Last year, we published an expose about how Glassbox’s SDK was being adopted by some customers, where they were not fully disclosing to their own customers just how their online actions were being monitored and tracked in the name of quality control; and how and if sensitive data was being sucked up in the process.
It turns out that the story did open up some cracks and help both Glassbox, its customers, and platform operators like Apple and Google (in the case of apps) get on the same page with how well these tools worked, and when.
Notably, it didn’t make much of a dent on Glassbox’s business — which has doubled over the year and continues to grow at a very fast pace, Morgenstern said today in an interview.
“We managed to have a very successful year last year and more than doubled our business. This whole thing is behind us,” he said. “For use, the safety and security of our customers, and our customers’ customers, is the most important thing.
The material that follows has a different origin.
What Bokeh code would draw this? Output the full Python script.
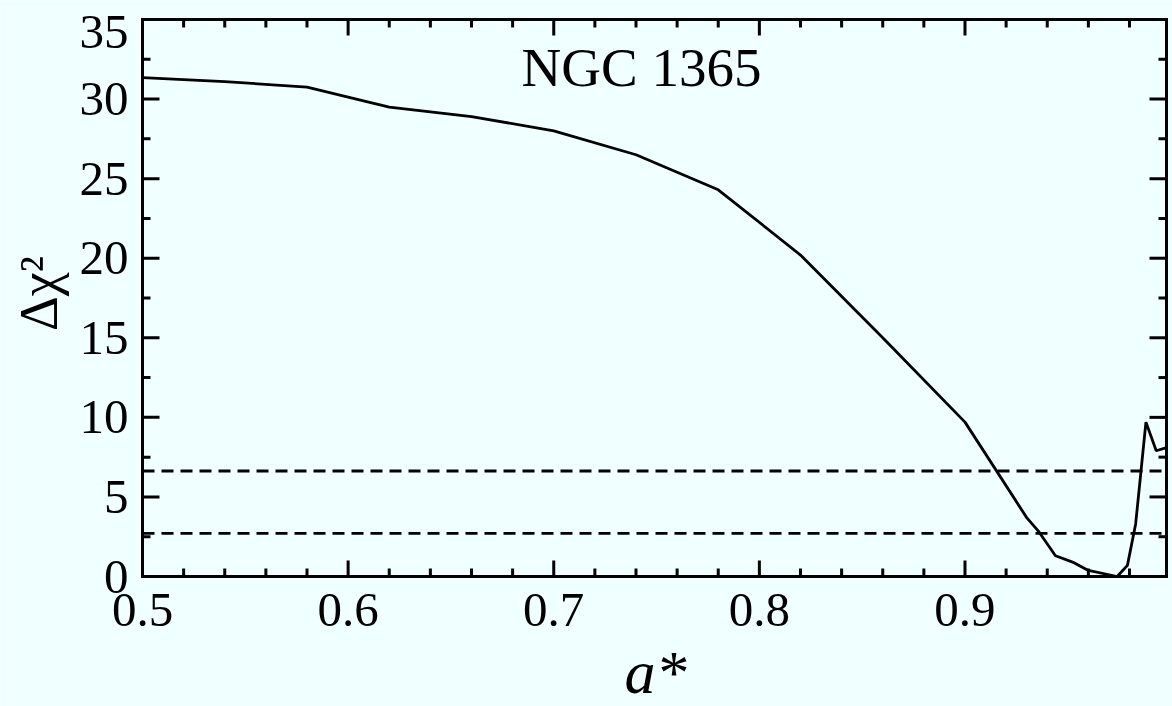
import math
from bokeh.plotting import figure
from bokeh.models import Range1d, Label
from bokeh.core.properties import value
from bokeh.embed import file_html
from bokeh.resources import INLINE

spin = [0.50, 0.54, 0.58, 0.62, 0.66, 0.70, 0.74, 0.78, 0.82, 0.86, 0.90, 0.930, 0.936, 0.944, 0.953, 0.960, 0.974, 0.979, 0.983, 0.988, 0.993, 0.998]
dchi2 = [31.35, 31.1, 30.75, 29.5, 28.9, 28.0, 26.5, 24.3, 20.2, 15.0, 9.7, 3.7, 2.8, 1.3, 0.87, 0.38, 0.0, 0.7, 3.3, 9.7, 7.9, 8.1]
conf_levels = [2.71, 6.63]
x_ticks = [0.5, 0.6, 0.7, 0.8, 0.9]
x_tick_labels = ["0.5", "0.6", "0.7", "0.8", "0.9"]
x_minor = [0.52, 0.54, 0.56, 0.58, 0.62, 0.64, 0.66, 0.68, 0.72, 0.74, 0.76, 0.78,
           0.82, 0.84, 0.86, 0.88, 0.92, 0.94, 0.96, 0.98]
y_ticks = [0, 5, 10, 15, 20, 25, 30, 35]
y_tick_labels = ["0", "5", "10", "15", "20", "25", "30", "35"]
y_minor = [2.5, 7.5, 12.5, 17.5, 22.5, 27.5, 32.5]
title_text = "NGC 1365"
x_label = "a*"
y_label = "Δχ²"

BG = "#f0ffff"
FONT = "Liberation Serif"
X0, X1, Y0, Y1 = 0.5, 0.998, 0.0, 35.0
W, H = 1172, 706
BOX_L, BOX_R, BOX_T, BOX_B = 142, 1166, 19, 576   # pixel edges of the data box
dx = (X1 - X0) / (BOX_R - BOX_L)    # data units per pixel (x)
dy = (Y1 - Y0) / (BOX_B - BOX_T)    # data units per pixel (y)

p = figure(width=W, height=H, output_backend="svg", toolbar_location=None,
           x_range=Range1d(X0 - BOX_L * dx, X1 + (W - BOX_R) * dx),
           y_range=Range1d(Y0 - (H - BOX_B) * dy, Y1 + BOX_T * dy),
           x_axis_location=None, y_axis_location=None,
           background_fill_color=BG, border_fill_color=BG,
           min_border_left=0, min_border_right=0, min_border_top=0, min_border_bottom=0)
p.grid.visible = False
p.outline_line_color = None


def ydata(pix):
    return Y1 - (pix - BOX_T) * dy


def xdata(pix):
    return X0 + (pix - BOX_L) * dx


# data box
p.quad(left=[X0], right=[X1], bottom=[Y0], top=[Y1], fill_color=None,
       line_color="black", line_width=3, line_join="miter")

# inward ticks on all four sides
xmaj_len, xmin_len = 16 * dy, 8 * dy
ymaj_len, ymin_len = 17 * dx, 8 * dx
xs0, ys0, xs1, ys1 = [], [], [], []
for t in x_ticks:
    xs0 += [t, t]; xs1 += [t, t]; ys0 += [Y0, Y1]; ys1 += [Y0 + xmaj_len, Y1 - xmaj_len]
for t in x_minor:
    xs0 += [t, t]; xs1 += [t, t]; ys0 += [Y0, Y1]; ys1 += [Y0 + xmin_len, Y1 - xmin_len]
for t in y_ticks:
    ys0 += [t, t]; ys1 += [t, t]; xs0 += [X0, X1]; xs1 += [X0 + ymaj_len, X1 - ymaj_len]
for t in y_minor:
    ys0 += [t, t]; ys1 += [t, t]; xs0 += [X0, X1]; xs1 += [X0 + ymin_len, X1 - ymin_len]
p.segment(x0=xs0, y0=ys0, x1=xs1, y1=ys1, line_color="black", line_width=3)

# tick labels
p.text(x=x_ticks, y=[ydata(609)] * len(x_ticks), text=x_tick_labels,
       text_font=value(FONT), text_font_size=value("49px"), text_color="black",
       text_align="center", text_baseline="middle")

# the top y label sits a little lower, as in the original
y_label_pos = [t if t < Y1 else t - 12 * dy for t in y_ticks]
p.text(x=[X0 - 14 * dx] * len(y_ticks), y=y_label_pos, text=y_tick_labels,
       text_font=value(FONT), text_font_size=value("49px"), text_color="black",
       text_align="right", text_baseline="middle")

# confidence levels, dashed, inside the box only
p.segment(x0=[X0] * len(conf_levels), x1=[X1] * len(conf_levels),
          y0=conf_levels, y1=conf_levels, line_color="black",
          line_width=2.8, line_dash="12 7")

p.line(spin, dchi2, line_color="black", line_width=2.8)

p.add_layout(Label(x=xdata(641), y=ydata(67), text=title_text, text_font=FONT,
                   text_font_size="55px", text_align="center", text_baseline="middle",
                   text_color="black"))

p.add_layout(Label(x=xdata(655), y=ydata(671), text=x_label, text_font=FONT,
                   text_font_style="italic", text_font_size="62px", text_align="center",
                   text_baseline="middle", text_color="black"))

p.add_layout(Label(x=xdata(38), y=ydata(293), text=y_label, text_font=FONT,
                   text_font_size="54px", text_align="center", text_baseline="middle",
                   angle=math.pi / 2, text_color="black"))

open("out.html", "w").write(file_html(p, INLINE))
We are working with the relevant vendors that are responsible for the apps and app management to understand their requirements and what are the measurements we need to do to comply with rules and regulations.”
There is an argument to be made about how privacy issues like these are being treated at the moment, and whether they are continuing to get the same scrutiny as before in a climate where going online, and being tracked, has taken on a new kind of priority (a different kind of stress test, as it happens).
But at least for now, there has been an interesting turn in user experience, where services that were never necessarily designed for full accessibility, or with bugs slipping through, are now no longer as acceptable — with hopefully the fixes and detections happening in a way that is transparent to users.
“I think that what we are seeing is that organizations have had to change how they behave with customers,” Morgenstern said.
He noted that this is playing out on two fronts. On one side, new audiences and a new segment of the market “that is being forced into digital channels.” For example, elderly consumers now often “have no choice but in online” for some services, he said. “Our customers are serving new parts of the population, and what they are providing may not not fit.”
On another side is the company itself. “Many are finding that they now need to shift a lot of their products and services into online and digital experiences in ways they had never done before,” he said. “According to the digital transformation curve, many are now finding themselves doing this years before they had ever planned to do so.” In other words, it means services like Glassbox’s have become “mission critical,” he added.
“Glassbox stood out as the best product in an important, growing market,” said Zach Gut at Brighton Capital, in a statement. “The company’s approach enables businesses to seamlessly enhance their capabilities and remain competitive in a rapidly evolving world defined by digitization. We are thrilled to be partnering with Glassbox’s talented team and join them on their exciting journey.” Gut and Lisa Hammitt, Global VP of Data & AI at VISA and special advisor to Brighton Park, are both joining the startup’s board.